Carry none of the pictures over; set down the material below exactly.
#### Available data
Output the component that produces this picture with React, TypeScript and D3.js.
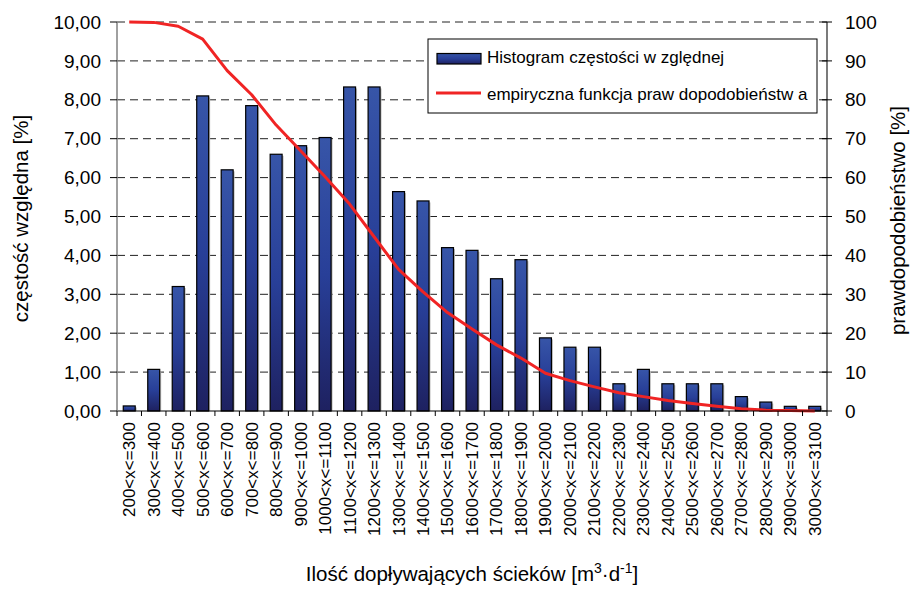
import { scaleBand, scaleLinear, line, format } from 'd3'

// histogram classes of inflow [m3/d]
const categories = [
  '200<x<=300', '300<x<=400', '400<x<=500', '500<x<=600', '600<x<=700',
  '700<x<=800', '800<x<=900', '900<x<=1000', '1000<x<=1100', '1100<x<=1200',
  '1200<x<=1300', '1300<x<=1400', '1400<x<=1500', '1500<x<=1600', '1600<x<=1700',
  '1700<x<=1800', '1800<x<=1900', '1900<x<=2000', '2000<x<=2100', '2100<x<=2200',
  '2200<x<=2300', '2300<x<=2400', '2400<x<=2500', '2500<x<=2600', '2600<x<=2700',
  '2700<x<=2800', '2800<x<=2900', '2900<x<=3000', '3000<x<=3100',
]

// relative frequency [%]
const frequency = [
  0.13, 1.07, 3.2, 8.1, 6.2, 7.85, 6.6, 6.82, 7.03, 8.33,
  8.33, 5.64, 5.4, 4.2, 4.13, 3.4, 3.89, 1.88, 1.64, 1.64,
  0.7, 1.07, 0.7, 0.7, 0.7, 0.37, 0.23, 0.12, 0.12,
]

// empirical exceedance probability [%]
const probability = [
  100, 99.9, 98.9, 95.6, 87.5, 81.3, 73.5, 66.9, 60.2, 53.2,
  44.8, 36.4, 30.6, 25.3, 21.1, 17.0, 13.6, 9.7, 7.8, 6.2,
  4.7, 3.7, 2.7, 1.9, 1.2, 0.6, 0.2, 0.1, 0.0,
]

const leftTicks = [0, 1, 2, 3, 4, 5, 6, 7, 8, 9, 10]
const rightTicks = [0, 10, 20, 30, 40, 50, 60, 70, 80, 90, 100]

const barLabel = 'Histogram częstości w zględnej'
const lineLabel = 'empiryczna funkcja praw dopodobieństw a'

const width = 912
const height = 592
const margin = { top: 22, right: 85, bottom: 181, left: 117 }
const innerWidth = width - margin.left - margin.right
const innerHeight = height - margin.top - margin.bottom
const font = '"Liberation Sans", Arial, sans-serif'

const App = () => {
  const xScale = scaleBand<string>().domain(categories).range([0, innerWidth])
  const yLeft = scaleLinear().domain([0, 10]).range([innerHeight, 0])
  const yRight = scaleLinear().domain([0, 100]).range([innerHeight, 0])

  const barWidth = xScale.bandwidth() / 2.05
  const fmt = (v: number) => format('.2f')(v).replace('.', ',')

  const probLine = line<number>()
    .x((_, i) => (xScale(categories[i]) as number) + xScale.bandwidth() / 2)
    .y(d => yRight(d))

  return (
    <svg width={width} height={height} style={{ position: 'absolute', left: 0, top: 0, background: '#fff' }} fontFamily={font}>
      <defs>
        <linearGradient id="barFill" x1="0" y1="0" x2="0" y2="1">
          <stop offset="0%" stopColor="#3755a8" />
          <stop offset="50%" stopColor="#283f98" />
          <stop offset="100%" stopColor="#1e2160" />
        </linearGradient>
      </defs>
      <g transform={`translate(${margin.left},${margin.top})`}>
        {/* dashed gridlines */}
        {leftTicks.filter(t => t > 0).map(t => (
          <line key={t} x1={0} x2={innerWidth} y1={yLeft(t)} y2={yLeft(t)}
            stroke="#222" strokeWidth={1} strokeDasharray="8,5" />
        ))}

        {/* bars */}
        {frequency.map((d, i) => {
          const x = (xScale(categories[i]) as number) + (xScale.bandwidth() - barWidth) / 2
          const y = yLeft(d)
          return (
            <g key={categories[i]}>
              <rect x={x + 1.5} y={y + 1.5} width={barWidth} height={innerHeight - y - 1.5} fill="#bdbdbd" />
              <rect x={x} y={y} width={barWidth} height={innerHeight - y}
                fill="url(#barFill)" stroke="#000" strokeWidth={1.2} />
            </g>
          )
        })}

        {/* probability line */}
        <path d={probLine(probability) as string} fill="none" stroke="#f02424" strokeWidth={3} strokeLinejoin="round" />

        {/* x axis */}
        <line x1={0} x2={innerWidth} y1={innerHeight} y2={innerHeight} stroke="#000" strokeWidth={1.2} />
        {categories.map(c => (
          <line key={'t' + c} x1={xScale(c) as number} x2={xScale(c) as number}
            y1={innerHeight} y2={innerHeight + 5} stroke="#000" />
        ))}
        <line x1={innerWidth} x2={innerWidth} y1={innerHeight} y2={innerHeight + 5} stroke="#000" />
        {categories.map(c => {
          const cx = (xScale(c) as number) + xScale.bandwidth() / 2
          return (
            <text key={'l' + c} transform={`translate(${cx},${innerHeight + 11}) rotate(-90)`}
              textAnchor="end" dy="0.35em" fontSize={17} fill="#000">{c}</text>
          )
        })}

        {/* left axis */}
        <line x1={0} x2={0} y1={0} y2={innerHeight} stroke="#808080" strokeWidth={1.5} />
        {leftTicks.map(t => (
          <g key={'yl' + t} transform={`translate(0,${yLeft(t)})`}>
            <line x1={-7} x2={0} stroke="#000" />
            <text x={-16} dy="0.35em" textAnchor="end" fontSize={19} fill="#000">{fmt(t)}</text>
          </g>
        ))}

        {/* right axis */}
        <line x1={innerWidth} x2={innerWidth} y1={0} y2={innerHeight} stroke="#222" strokeWidth={1.2} />
        {rightTicks.map(t => (
          <g key={'yr' + t} transform={`translate(${innerWidth},${yRight(t)})`}>
            <line x1={-5} x2={5} stroke="#000" />
            <text x={18} dy="0.35em" textAnchor="start" fontSize={19} fill="#000">{t}</text>
          </g>
        ))}

        {/* legend */}
        <g transform="translate(311,17)">
          <rect x={0} y={0} width={389} height={74} fill="#fff" stroke="#000" strokeWidth={1} />
          <rect x={9} y={14.5} width={44} height={10.5} fill="url(#barFill)" stroke="#000" strokeWidth={1.2} />
          <text x={59} y={24} fontSize={17} fill="#000">{barLabel}</text>
          <line x1={8} x2={53} y1={54} y2={54} stroke="#f02424" strokeWidth={3} />
          <text x={59} y={61} fontSize={17} fill="#000">{lineLabel}</text>
        </g>
      </g>

      {/* axis titles */}
      <text transform={`translate(21,${margin.top + innerHeight / 2 + 2}) rotate(-90)`} textAnchor="middle"
        dy="0.35em" fontSize={20.5} fill="#000">częstość względna [%]</text>
      <text transform={`translate(898,${margin.top + innerHeight / 2 + 4}) rotate(-90)`} textAnchor="middle"
        dy="0.35em" fontSize={20.5} fill="#000">prawdopodobieństwo [%]</text>
      <text x={margin.left + innerWidth / 2} y={581} textAnchor="middle" fontSize={20.5} fill="#000">
        Ilość dopływających ścieków [m<tspan dy={-8} fontSize={14}>3</tspan><tspan dy={8}>·d</tspan><tspan dy={-8} fontSize={14}>-1</tspan><tspan dy={8}>]</tspan>
      </text>
    </svg>
  )
}

export default App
########
Full solution:
Output the component that produces this picture with React, TypeScript and D3.js.
import { scaleBand, scaleLinear, line, format } from 'd3'

// histogram classes of inflow [m3/d]
const categories = [
  '200<x<=300', '300<x<=400', '400<x<=500', '500<x<=600', '600<x<=700',
  '700<x<=800', '800<x<=900', '900<x<=1000', '1000<x<=1100', '1100<x<=1200',
  '1200<x<=1300', '1300<x<=1400', '1400<x<=1500', '1500<x<=1600', '1600<x<=1700',
  '1700<x<=1800', '1800<x<=1900', '1900<x<=2000', '2000<x<=2100', '2100<x<=2200',
  '2200<x<=2300', '2300<x<=2400', '2400<x<=2500', '2500<x<=2600', '2600<x<=2700',
  '2700<x<=2800', '2800<x<=2900', '2900<x<=3000', '3000<x<=3100',
]

// relative frequency [%]
const frequency = [
  0.13, 1.07, 3.2, 8.1, 6.2, 7.85, 6.6, 6.82, 7.03, 8.33,
  8.33, 5.64, 5.4, 4.2, 4.13, 3.4, 3.89, 1.88, 1.64, 1.64,
  0.7, 1.07, 0.7, 0.7, 0.7, 0.37, 0.23, 0.12, 0.12,
]

// empirical exceedance probability [%]
const probability = [
  100, 99.9, 98.9, 95.6, 87.5, 81.3, 73.5, 66.9, 60.2, 53.2,
  44.8, 36.4, 30.6, 25.3, 21.1, 17.0, 13.6, 9.7, 7.8, 6.2,
  4.7, 3.7, 2.7, 1.9, 1.2, 0.6, 0.2, 0.1, 0.0,
]

const leftTicks = [0, 1, 2, 3, 4, 5, 6, 7, 8, 9, 10]
const rightTicks = [0, 10, 20, 30, 40, 50, 60, 70, 80, 90, 100]

const barLabel = 'Histogram częstości w zględnej'
const lineLabel = 'empiryczna funkcja praw dopodobieństw a'

const width = 912
const height = 592
const margin = { top: 22, right: 85, bottom: 181, left: 117 }
const innerWidth = width - margin.left - margin.right
const innerHeight = height - margin.top - margin.bottom
const font = '"Liberation Sans", Arial, sans-serif'

const App = () => {
  const xScale = scaleBand<string>().domain(categories).range([0, innerWidth])
  const yLeft = scaleLinear().domain([0, 10]).range([innerHeight, 0])
  const yRight = scaleLinear().domain([0, 100]).range([innerHeight, 0])

  const barWidth = xScale.bandwidth() / 2.05
  const fmt = (v: number) => format('.2f')(v).replace('.', ',')

  const probLine = line<number>()
    .x((_, i) => (xScale(categories[i]) as number) + xScale.bandwidth() / 2)
    .y(d => yRight(d))

  return (
    <svg width={width} height={height} style={{ position: 'absolute', left: 0, top: 0, background: '#fff' }} fontFamily={font}>
      <defs>
        <linearGradient id="barFill" x1="0" y1="0" x2="0" y2="1">
          <stop offset="0%" stopColor="#3755a8" />
          <stop offset="50%" stopColor="#283f98" />
          <stop offset="100%" stopColor="#1e2160" />
        </linearGradient>
      </defs>
      <g transform={`translate(${margin.left},${margin.top})`}>
        {/* dashed gridlines */}
        {leftTicks.filter(t => t > 0).map(t => (
          <line key={t} x1={0} x2={innerWidth} y1={yLeft(t)} y2={yLeft(t)}
            stroke="#222" strokeWidth={1} strokeDasharray="8,5" />
        ))}

        {/* bars */}
        {frequency.map((d, i) => {
          const x = (xScale(categories[i]) as number) + (xScale.bandwidth() - barWidth) / 2
          const y = yLeft(d)
          return (
            <g key={categories[i]}>
              <rect x={x + 1.5} y={y + 1.5} width={barWidth} height={innerHeight - y - 1.5} fill="#bdbdbd" />
              <rect x={x} y={y} width={barWidth} height={innerHeight - y}
                fill="url(#barFill)" stroke="#000" strokeWidth={1.2} />
            </g>
          )
        })}

        {/* probability line */}
        <path d={probLine(probability) as string} fill="none" stroke="#f02424" strokeWidth={3} strokeLinejoin="round" />

        {/* x axis */}
        <line x1={0} x2={innerWidth} y1={innerHeight} y2={innerHeight} stroke="#000" strokeWidth={1.2} />
        {categories.map(c => (
          <line key={'t' + c} x1={xScale(c) as number} x2={xScale(c) as number}
            y1={innerHeight} y2={innerHeight + 5} stroke="#000" />
        ))}
        <line x1={innerWidth} x2={innerWidth} y1={innerHeight} y2={innerHeight + 5} stroke="#000" />
        {categories.map(c => {
          const cx = (xScale(c) as number) + xScale.bandwidth() / 2
          return (
            <text key={'l' + c} transform={`translate(${cx},${innerHeight + 11}) rotate(-90)`}
              textAnchor="end" dy="0.35em" fontSize={17} fill="#000">{c}</text>
          )
        })}

        {/* left axis */}
        <line x1={0} x2={0} y1={0} y2={innerHeight} stroke="#808080" strokeWidth={1.5} />
        {leftTicks.map(t => (
          <g key={'yl' + t} transform={`translate(0,${yLeft(t)})`}>
            <line x1={-7} x2={0} stroke="#000" />
            <text x={-16} dy="0.35em" textAnchor="end" fontSize={19} fill="#000">{fmt(t)}</text>
          </g>
        ))}

        {/* right axis */}
        <line x1={innerWidth} x2={innerWidth} y1={0} y2={innerHeight} stroke="#222" strokeWidth={1.2} />
        {rightTicks.map(t => (
          <g key={'yr' + t} transform={`translate(${innerWidth},${yRight(t)})`}>
            <line x1={-5} x2={5} stroke="#000" />
            <text x={18} dy="0.35em" textAnchor="start" fontSize={19} fill="#000">{t}</text>
          </g>
        ))}

        {/* legend */}
        <g transform="translate(311,17)">
          <rect x={0} y={0} width={389} height={74} fill="#fff" stroke="#000" strokeWidth={1} />
          <rect x={9} y={14.5} width={44} height={10.5} fill="url(#barFill)" stroke="#000" strokeWidth={1.2} />
          <text x={59} y={24} fontSize={17} fill="#000">{barLabel}</text>
          <line x1={8} x2={53} y1={54} y2={54} stroke="#f02424" strokeWidth={3} />
          <text x={59} y={61} fontSize={17} fill="#000">{lineLabel}</text>
        </g>
      </g>

      {/* axis titles */}
      <text transform={`translate(21,${margin.top + innerHeight / 2 + 2}) rotate(-90)`} textAnchor="middle"
        dy="0.35em" fontSize={20.5} fill="#000">częstość względna [%]</text>
      <text transform={`translate(898,${margin.top + innerHeight / 2 + 4}) rotate(-90)`} textAnchor="middle"
        dy="0.35em" fontSize={20.5} fill="#000">prawdopodobieństwo [%]</text>
      <text x={margin.left + innerWidth / 2} y={581} textAnchor="middle" fontSize={20.5} fill="#000">
        Ilość dopływających ścieków [m<tspan dy={-8} fontSize={14}>3</tspan><tspan dy={8}>·d</tspan><tspan dy={-8} fontSize={14}>-1</tspan><tspan dy={8}>]</tspan>
      </text>
    </svg>
  )
}

export default App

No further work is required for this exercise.